Hey Guys very new to planted aquariums. I'm sorry if this has been addressed else where just couldn't seem to find it. I have a water Sprite in my aquarium that seems to be growing pretty well but I recently noticed fuzzy white strings growing off of it as well. Any idea of what this could be? If so is it dangerous to the planet or my fish?


----------



## Maryland Guppy (Mar 5, 2015)

Your water sprite is having babies!
Good sign it is happy.
When the baby plantlets get a little size(3"or so) you can cut them free and plant.
Usually there is one strand from the mother plant connecting them.

If you wait it out it can turn into a monstrous bush.
Babies growing on babies etc...

Sometimes the babies are also released into the water column.
Maybe 1" leaves with a very few roots.
These small plantlets I just remove with a net.
Unless you wish to cultivate those too.


----------



## Sean201 (Oct 31, 2015)

Maryland Guppy, thank you for such a speedy and super helpful reply. Definitley put me at ease to know this.


----------



## Maryland Guppy (Mar 5, 2015)

Few more thoughts on water sprite.

Some plants will grow out and never create babies.
Seems like all their growth just shoots up from the base.
These usually turn in to monsters and I need to really trim them back.
Starts to shade everything in the tank.
Seems like after I trim and "damage" the plants the babies start showing up.

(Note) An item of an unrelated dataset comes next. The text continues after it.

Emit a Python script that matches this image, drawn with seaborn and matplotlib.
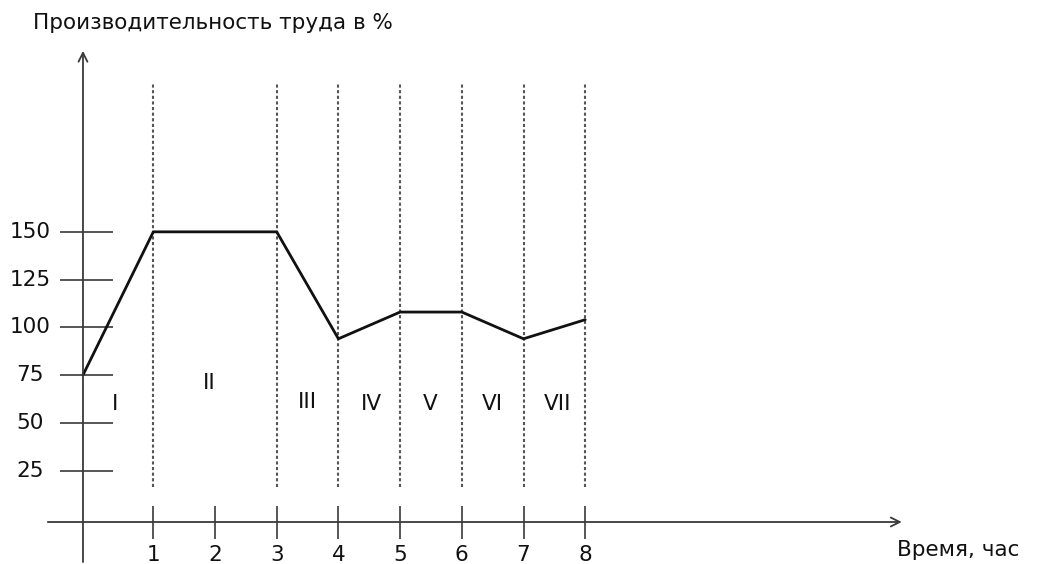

Not sure of the size of your tank but.
No tank is too deep for sprite it will reach the top.

If cutting tops off bundle them and place in the substrate.
They may not root but will stay green and produce babies.
Still provides green plant life but the substrate end will slowly blacken(several weeks).

I have sprite in 6 tanks for me it grows best in the "no-tech" tanks.
Giving away 3' water sprite many times out of a 55 gallon tank.

Sorry for such a long commentary about sprite.
Excellent plant for any tank IMO.


----------



## Sean201 (Oct 31, 2015)

Great to know! Thank you again. I did have another questions about some that is growing on my Amazon sword would you be able to help?


----------



## Maryland Guppy (Mar 5, 2015)

Post a pic of the sword.
Worse case others here could help.
I have 3 amazon swords at present, two different types.
You never know?


----------



## Sean201 (Oct 31, 2015)

Here she is! Looks like some sort of brown algae. If you can identify it. How can I fix this?


----------



## Yo-han (Oct 15, 2010)

Maryland Guppy said:


> Your water sprite is having babies!
> Good sign it is happy.


I have to disagree, this isn't true! Yes your water sprite is making new plants, but it only does because the old leaves are dying. This is a common reproduction method of many ferns (java fern for example does it too), but a healthy leaf will never make a new plant. Only when damage is done (too little fertilizer, or a fish ate a piece, or you broke the leaf) will a plant propagate in this way.

The Echinodorus leaf is either diatom algae, or a deficiency. Depends on whether you can wipe it off or not.


----------



## Sean201 (Oct 31, 2015)

Oh no! They look pretty healthy (water Sprite) there's even some new stems growing from the roots. I think I'm going to grab some root tabs from my LFS. 

The brown spots are on my Anubis plant as well. Not as noticable but they are there. Does over exposure to light cause this? I'm going to try and clean them today. Would it be safe to clean while still rooted in the water?


----------



## Maryland Guppy (Mar 5, 2015)

I have always noticed that unhappy water sprite starts to change color.
Starts to begin yellowing a bit, drifts from that bright green color.
Once yellowing on a stem begins it does not recover.


----------